In this example, the cheese is exempted because it is frozen, not because it's mixed with other ingredients. My take on all of the FTL items is that adding an ingredient on the list to your finished product makes your product an FTL item moving forward.
"The additional recordkeeping requirements apply to the foods specifically listed on the FTL, and to foods that contain listed foods as ingredients, provided that the listed food that is used as an ingredient remains in the same form (e.g., fresh) in which it appears on the list."
Food Traceability List | FDA
To the pizza example: if you're creating pizzas with refrigerated cheese and then freezing the whole pizza, you're on the hook to have KDE's for the cheese up until your documented freezing of the product, at which point your can claim an exemption. If you're adding fresh-cut vegetables to your pizza, it too is a traceable item now up until the point it gets frozen (because freezing would change the status of the fresh-cut vegetables to frozen vegetables).

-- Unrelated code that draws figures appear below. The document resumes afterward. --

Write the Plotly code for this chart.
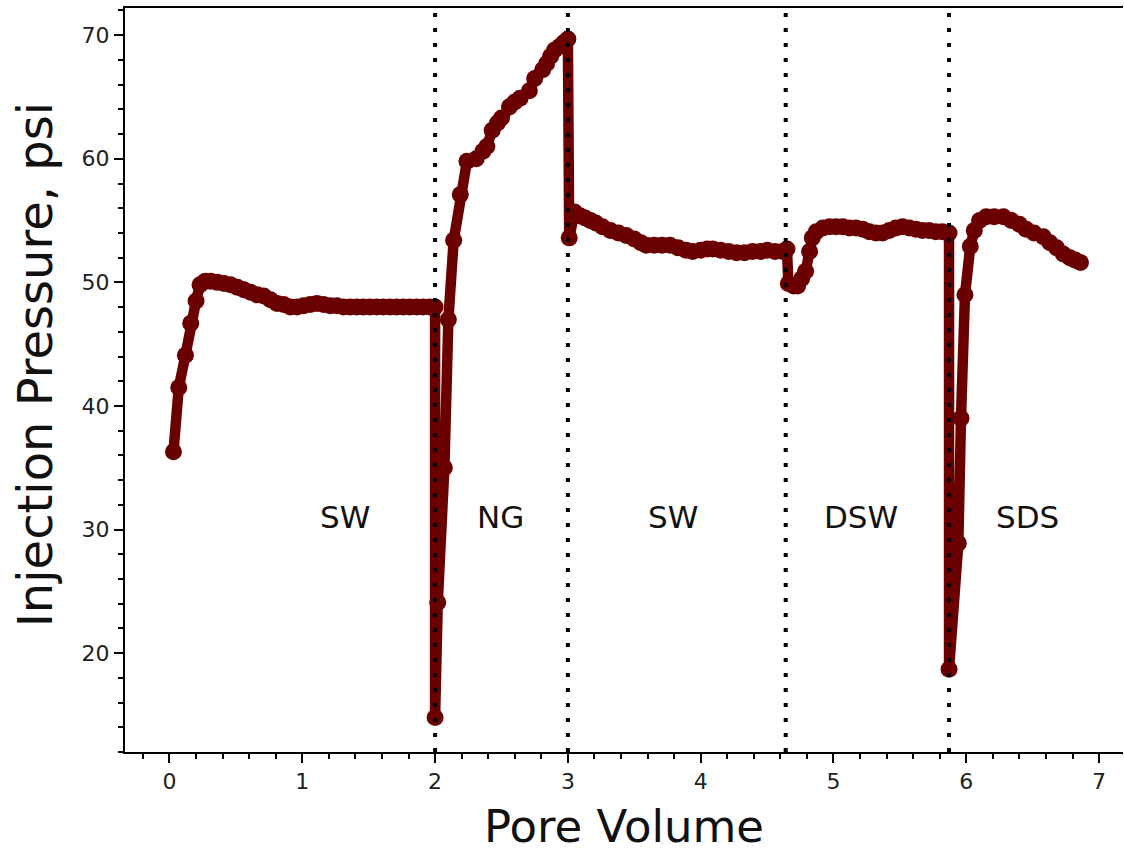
import plotly.graph_objects as go

# Injection pressure history, one list per injected fluid stage
sw1_pv = [0.03, 0.07, 0.12, 0.16, 0.20, 0.23, 0.27, 0.31, 0.36, 0.41, 0.46, 0.51,
          0.56, 0.61, 0.66, 0.71, 0.76, 0.81, 0.86, 0.91, 0.96, 1.01, 1.06, 1.11,
          1.16, 1.21, 1.26, 1.31, 1.36, 1.41, 1.46, 1.51, 1.56, 1.61, 1.66, 1.71,
          1.76, 1.81, 1.86, 1.91, 1.96, 2.00]
sw1_psi = [36.3, 41.5, 44.1, 46.7, 48.5, 49.8, 50.1, 50.1, 50.0, 49.9, 49.8, 49.6,
           49.4, 49.2, 49.0, 48.9, 48.6, 48.3, 48.2, 48.0, 48.0, 48.1, 48.2, 48.3,
           48.2, 48.1, 48.1, 48.0, 48.0, 48.0, 48.0, 48.0, 48.0, 48.0, 48.0, 48.0,
           48.0, 48.0, 48.0, 48.0, 48.0, 48.0]

ng_pv = [2.00, 2.02, 2.07, 2.10, 2.14, 2.19, 2.24, 2.31, 2.36, 2.39, 2.43, 2.47,
         2.50, 2.56, 2.60, 2.64, 2.71, 2.75, 2.81, 2.84, 2.87, 2.90, 2.94, 2.97, 3.00]
ng_psi = [14.8, 24.1, 35.0, 47.0, 53.4, 57.1, 59.8, 60.0, 60.6, 61.0, 62.3, 62.9,
          63.3, 64.2, 64.6, 64.9, 65.5, 66.5, 67.2, 67.7, 68.3, 68.8, 69.1, 69.4, 69.7]

sw2_pv = [3.01, 3.05, 3.09, 3.13, 3.17, 3.21, 3.26, 3.32, 3.38, 3.44, 3.50, 3.55,
          3.59, 3.65, 3.71, 3.77, 3.83, 3.89, 3.94, 4.00, 4.05, 4.09, 4.15, 4.21,
          4.27, 4.33, 4.39, 4.45, 4.50, 4.56, 4.62, 4.65]
sw2_psi = [53.6, 55.7, 55.4, 55.2, 55.0, 54.8, 54.5, 54.2, 54.0, 53.8, 53.5, 53.2,
           53.0, 53.0, 53.0, 53.0, 52.8, 52.6, 52.5, 52.6, 52.7, 52.7, 52.6, 52.5,
           52.4, 52.4, 52.5, 52.5, 52.6, 52.5, 52.5, 52.7]

dsw_pv = [4.66, 4.70, 4.73, 4.76, 4.79, 4.82, 4.84, 4.87, 4.92, 4.97, 5.02, 5.07,
          5.12, 5.17, 5.22, 5.27, 5.32, 5.37, 5.42, 5.47, 5.52, 5.57, 5.62, 5.67,
          5.72, 5.77, 5.82, 5.87]
dsw_psi = [49.9, 49.7, 49.7, 50.3, 50.9, 52.5, 53.6, 54.1, 54.4, 54.5, 54.5, 54.5,
           54.4, 54.4, 54.3, 54.1, 54.0, 54.0, 54.2, 54.4, 54.5, 54.4, 54.3, 54.2,
           54.2, 54.1, 54.1, 54.0]

sds_pv = [5.87, 5.94, 5.96, 5.99, 6.03, 6.06, 6.10, 6.15, 6.21, 6.28, 6.34, 6.40,
          6.45, 6.51, 6.58, 6.63, 6.68, 6.73, 6.78, 6.82, 6.86]
sds_psi = [18.7, 28.9, 39.0, 49.0, 52.9, 54.2, 55.0, 55.3, 55.3, 55.3, 55.0, 54.7,
           54.3, 54.0, 53.7, 53.2, 52.8, 52.3, 52.0, 51.8, 51.6]

# Fluid switch points and stage names
stage_boundaries = [2.0, 3.0, 4.64, 5.87]
stage_names = ["SW", "NG", "SW", "DSW", "SDS"]
stage_label_x = [1.32, 2.49, 3.79, 5.21, 6.46]
stage_label_y = 31

x_ticks = [0, 1, 2, 3, 4, 5, 6, 7]
y_ticks = [20, 30, 40, 50, 60, 70]

pore_volume = sw1_pv + ng_pv + sw2_pv + dsw_pv + sds_pv
pressure = sw1_psi + ng_psi + sw2_psi + dsw_psi + sds_psi

MAROON = "#6b0000"
FONT = "DejaVu Sans"

fig = go.Figure()
fig.add_trace(go.Scatter(
    x=pore_volume, y=pressure, mode="lines+markers",
    line=dict(color=MAROON, width=10.5),
    marker=dict(color=MAROON, size=17, line=dict(width=0)),
    showlegend=False,
))

for xb in stage_boundaries:
    fig.add_shape(type="line", xref="x", yref="paper", x0=xb, x1=xb, y0=0, y1=1,
                  line=dict(color="black", width=4, dash="4px,11px"), layer="above")

for name, lx in zip(stage_names, stage_label_x):
    fig.add_annotation(x=lx, y=stage_label_y, text=name, showarrow=False,
                       font=dict(family=FONT, size=31, color="#111111"))

# Y-axis title placed as a rotated annotation so it can sit slightly above centre
fig.add_annotation(x=-0.09, y=0.52, xref="paper", yref="paper", text="Injection Pressure, psi",
                   textangle=-90, showarrow=False, xanchor="center", yanchor="middle",
                   font=dict(family=FONT, size=48, color="#111111"))

axis_common = dict(
    showline=True, linecolor="black", linewidth=2,
    ticks="outside", ticklen=9, tickwidth=2, tickcolor="black",
    showgrid=False, zeroline=False,
    tickfont=dict(family=FONT, size=22, color="#222222"),
)

fig.update_xaxes(
    range=[-0.335, 7.18], tickvals=x_ticks, mirror=True,
    minor=dict(ticks="outside", dtick=0.2, tick0=0, ticklen=5, tickwidth=1.5, tickcolor="black"),
    title=dict(text="Pore Volume", font=dict(family=FONT, size=45, color="#111111"), standoff=17),
    **axis_common,
)
fig.update_yaxes(
    range=[12.0, 72.2], tickvals=y_ticks, mirror=False,
    minor=dict(ticks="outside", dtick=2, tick0=0, ticklen=5, tickwidth=1.5, tickcolor="black"),
    **axis_common,
)

fig.update_layout(
    width=1124, height=853,
    margin=dict(l=125, r=1, t=8, b=101),
    paper_bgcolor="white", plot_bgcolor="white",
)

fig.write_html("out.html")
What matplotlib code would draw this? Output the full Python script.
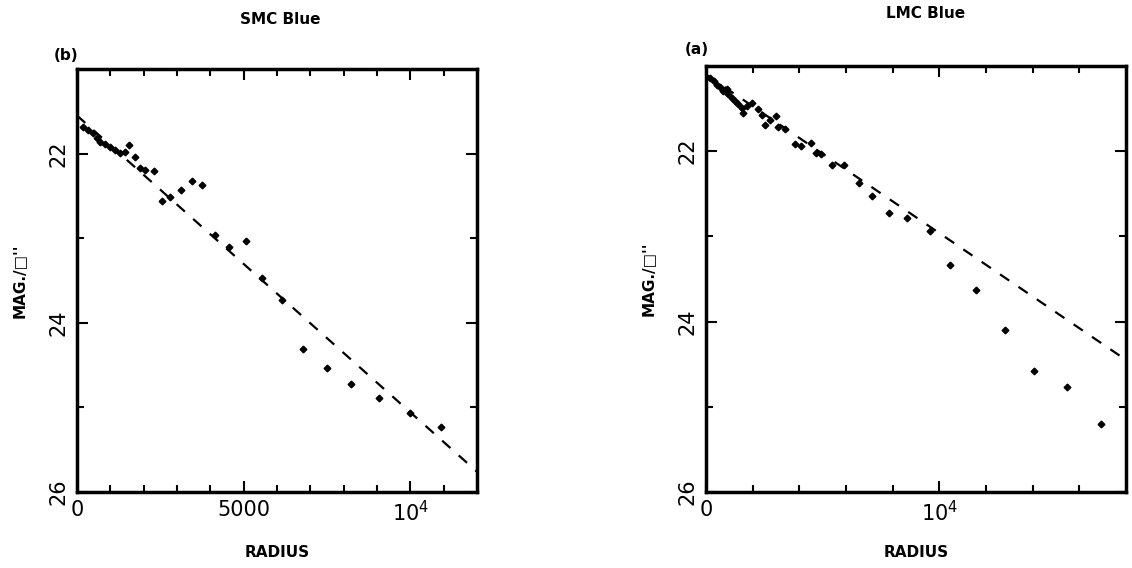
import matplotlib
matplotlib.use("Agg")
import matplotlib.pyplot as plt
import numpy as np

plt.rcParams['font.family'] = ['DejaVu Sans']
plt.rcParams['mathtext.default'] = 'regular'

# ---- SMC Blue (b) ----
smc_r = [190, 340, 490, 590, 690, 840, 990, 1140, 1290, 1440, 1570, 1740, 1890,
         2040, 2310, 2560, 2790, 3120, 3440, 3760, 4140, 4570, 5060, 5540, 6160,
         6790, 7490, 8230, 9060, 9990, 10910]
smc_mag = [21.68, 21.72, 21.76, 21.82, 21.86, 21.89, 21.92, 21.96, 21.99, 21.98,
           21.90, 22.04, 22.17, 22.19, 22.20, 22.56, 22.51, 22.43, 22.32, 22.37,
           22.96, 23.10, 23.03, 23.47, 23.73, 24.31, 24.54, 24.72, 24.89, 25.07,
           25.23]
smc_fit_r = [0, 12000]
smc_fit_mag = [21.55, 25.76]

# ---- LMC Blue (a) ----
lmc_r = [183, 325, 468, 608, 749, 894, 962, 1107, 1247, 1387, 1532, 1600, 1745,
         1957, 2238, 2383, 2523, 2736, 3021, 3089, 3374, 3800, 4085, 4510, 4723,
         4936, 5387, 5927, 6565, 7106, 7842, 8622, 9616, 10437, 11550, 12808,
         14067, 15454, 16918]
lmc_mag = [21.14, 21.18, 21.22, 21.25, 21.29, 21.27, 21.33, 21.37, 21.41, 21.45,
           21.49, 21.55, 21.47, 21.43, 21.51, 21.57, 21.69, 21.63, 21.59, 21.72,
           21.74, 21.92, 21.94, 21.90, 22.02, 22.03, 22.16, 22.16, 22.37, 22.53,
           22.72, 22.78, 22.94, 23.33, 23.63, 24.10, 24.58, 24.77, 25.20]
lmc_fit_r = [0, 18000]
lmc_fit_mag = [21.10, 24.45]

W, H = 1132, 568
fig = plt.figure(figsize=(W / 100, H / 100), dpi=100)

ax1 = fig.add_axes([77 / W, 1 - 492 / H, 400 / W, (492 - 69) / H])
ax2 = fig.add_axes([706 / W, 1 - 492 / H, 420 / W, (492 - 66) / H])


def style(ax, xmax, xmajor, xlabels, xminor):
    ax.set_xlim(0, xmax)
    ax.set_ylim(26, 21)
    for s in ax.spines.values():
        s.set_linewidth(2.5)
    ax.set_xticks(xmajor)
    ax.set_xticklabels(xlabels, fontsize=15)
    ax.set_xticks(xminor, minor=True)
    ax.set_yticks([22, 24, 26])
    ax.set_yticklabels(['22', '24', '26'], rotation=90, va='center', fontsize=15)
    ax.set_yticks([23, 25], minor=True)
    ax.tick_params(which='both', direction='in', top=True, right=True, width=1.5)
    ax.tick_params(which='major', length=8, pad=6)
    ax.tick_params(which='minor', length=5)
    ax.set_xlabel('RADIUS', fontsize=11, fontweight='bold', labelpad=14)
    ax.set_ylabel("MAG./\u25a1''", fontsize=11, fontweight='bold', labelpad=16)


ax1.plot(smc_fit_r, smc_fit_mag, color='black', lw=1.6, ls=(0, (5, 5)))
ax1.plot(smc_r, smc_mag, 'D', color='black', ms=3.4, ls='none')
style(ax1, 12000, [0, 5000, 10000], ['0', '5000', r'$10^4$'],
      [1000, 2000, 3000, 4000, 6000, 7000, 8000, 9000, 11000])

ax2.plot(lmc_fit_r, lmc_fit_mag, color='black', lw=1.6, ls=(0, (5, 5)))
ax2.plot(lmc_r, lmc_mag, 'D', color='black', ms=3.4, ls='none')
style(ax2, 18000, [0, 10000], ['0', r'$10^4$'],
      [2000, 4000, 6000, 8000, 12000, 14000, 16000])

fig.text(280 / W, 1 - 20 / H, 'SMC Blue', fontsize=11, fontweight='bold',
         ha='center', va='center')
fig.text(66 / W, 1 - 55 / H, '(b)', fontsize=11, fontweight='bold',
         ha='center', va='center')
fig.text(926 / W, 1 - 14 / H, 'LMC Blue', fontsize=11, fontweight='bold',
         ha='center', va='center')
fig.text(697 / W, 1 - 50 / H, '(a)', fontsize=11, fontweight='bold',
         ha='center', va='center')

fig.savefig('out.png', dpi=100)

Going round and round on this with two of our plants that make products with ingredients on the list:
First plant:
"We cook the salmon burgers, so we're exempt."
'The finished product is exempt, yes, but you're getting the fish raw so you need to have the KDE's from the shipper and you need to record them at receiving. Then we need to document KDE's at the transformation of raw fish into a cooked patty.'
"But the finished product is exempt!"
'Grumbling noises'
Second plant:
"Our jalapeno poppers are to be cooked by the consumer, so they will undergo a kill-step, and they should be exempt."
'No, your jalapeno poppers have peppers, an FTL item from their harvest, which you cut and create a new FTL item (fresh-cut veg), which you stuff with another FTL item (cheese). These are FTL the whole way."
"But if the bacon we wrap them with is pre-cooked, doesn't that count as a kill-step?"